I've recently had an experience of writing a shell script which crashed a server (and damaged a partition) by consuming all resources. It was hooked up to a cron job, and it seems it took longer to run than the interval between executions, over time snowballing out of control.
Now, I've since modified it to record its running state, and to not run more than once simultaneously. My question is: are there other, simple ways to safeguard a script against causing harm? Is there a standard list of things a script should do to behave properly, not consume too many resources, to fail gracefully, alert the right people, etc?
Basically: what other pitfalls should I avoid?
Computers do exactly what they are told.
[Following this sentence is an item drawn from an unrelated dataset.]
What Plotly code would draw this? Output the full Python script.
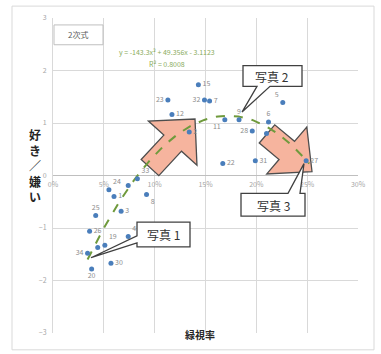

The only way to ensure that a script "behaves properly" is to write it so that it will behave properly, under all scenarios.
Some basic advice:
The fact that your system blew up without you knowing it was coming tells me you either do not have a monitoring system, or your current system isn't good enough.
Invest some time in making sure that your servers tell you that there's a problem before they fall over.
Your script stepped on its own tail. That shouldn't happen.
You've learned the hard way that you need to guard against this sort of thing (and have the system notify you if it happens).
Carefully evaluate every script you are going to deploy to make sure it won't produce undesirable side effects. If you can imagine a failure scenario, test for it (and handle it properly!).
Take the time to simulate failures (either by hard-coding the condition to true in your script, or by generating the circumstances to test your detection logic.
The safeguards you are talking about depend on what your script is doing. For example, it will be better to backup some important file before modifying it in an automatic way. If the script fails in some way and corrupted this important file, you are safe because you have backup and so on.
One important thing to mention is logging, logging, and logging. If your script is running in the background without a log file showing its progress and what is doing, you will have no idea about any potential problem in the near or far future. Don't forget to include time stamp of each log entry and enable NTP service to know exactly at what time this happened.
In the end, we now run the script inside a VM. That vastly limits the scope of damage that can be caused.
The frightening thing about Linux (for me, at least) is that minor typos or bugs can have devastating effects. Even something like running a command with a ${VARIABLE} can have a totally different (and destructive) meaning if that variable is blank, or contains a space.